The brothel was built almost 40 years ago in the Kepez district, which was on the outskirts of Antalya at that time. The growth of the city has brought the district, and the brothel, into its center.
Neighborhood residents disturbed by the situation have raised objections, none of which have had any impact thus far. Yaşar Karahan, the owner of an adjacent plot of land, donated the property on the condition that a mosque would be built there, stirring up ongoing debate.
District headman Binali Güney expressed his concerns about a brothel being located in the middle of a busy part of the city that is home to 130,000 people, including many families with children. He has requested that the brothel be moved outside the city.
Güney also noted that the brothel is located in the direction of Mecca, so that people have to face that way while praying. “What a shame!” he said.
The headman added that since the mosque opened, tension in the area has been escalating.

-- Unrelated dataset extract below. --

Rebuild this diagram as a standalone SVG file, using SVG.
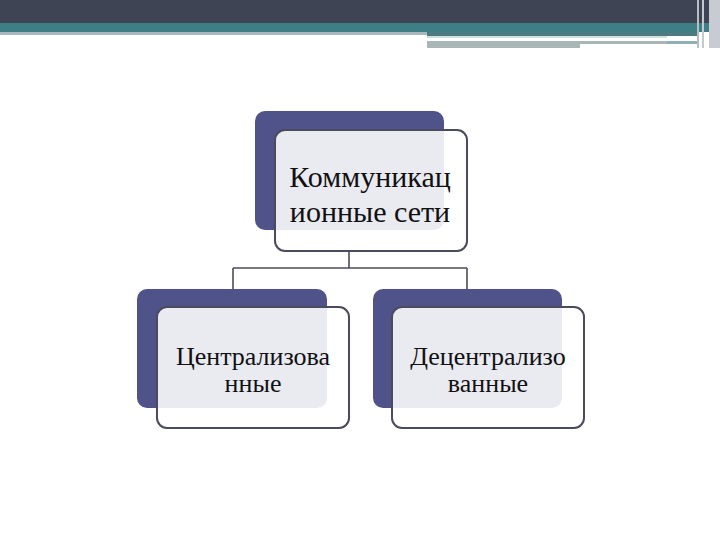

He has asked for extra police forces to protect the neighborhood.
The brothel management has taken some precautions of its own by covering the building’s exterior with two-meter-high iron folding screens.
A mufti, or Islamic official, has recently been appointed to the newly built three-story mosque.
‘Any provocation may lead to serious events’
Hasan Hüseyin Tanrıöver, the chairman of the Mosque Construction and Support Foundation, said in a written statement that the organization has serious concerns about a potential attack directed at the brothel, particularly during Ramadan.
“The problem is not between our foundation and the brothel, but between the residents and the neighborhood unit,” Tanrıöver said. “However, the headman of the district does not have the authority to move the brothel away from here, so we expect the authorities to take the necessary precautions before any negative behavior occurs in the district.”
Noting that social pressure is growing rapidly in the area, Tanrıöver said there had been some cases in which people threw stones at the brothel.
“These were simple events, but no one can guarantee that more serious ones will not occur in the near future in the case of any provocation,” he added, noting that the foundation had applied to the Antalya Governorship and the police forces for help in preventing more such events and saying that the organization cannot be held responsible if any do occur.
Neighborhood residents also have strong opinions about having a brothel in close proximity to their homes.
Ali Beyhan, a 42-year-old craftsman, said he was uncomfortable with it because he has children who have to walk near the brothel to go to school.
“Can you imagine the effect of anything they may see there on the psychological state of my children?” he asked.
A shop owner who did not want to reveal his name had a different view. “The brothel has been standing in this district for almost 40 years. It is not so easy to move it to some other part of the city,” he said. “The authorities should also consider the rights of people who want to visit the brothel.”
The women who work in the brothel also spend money at the nearby shops, he added.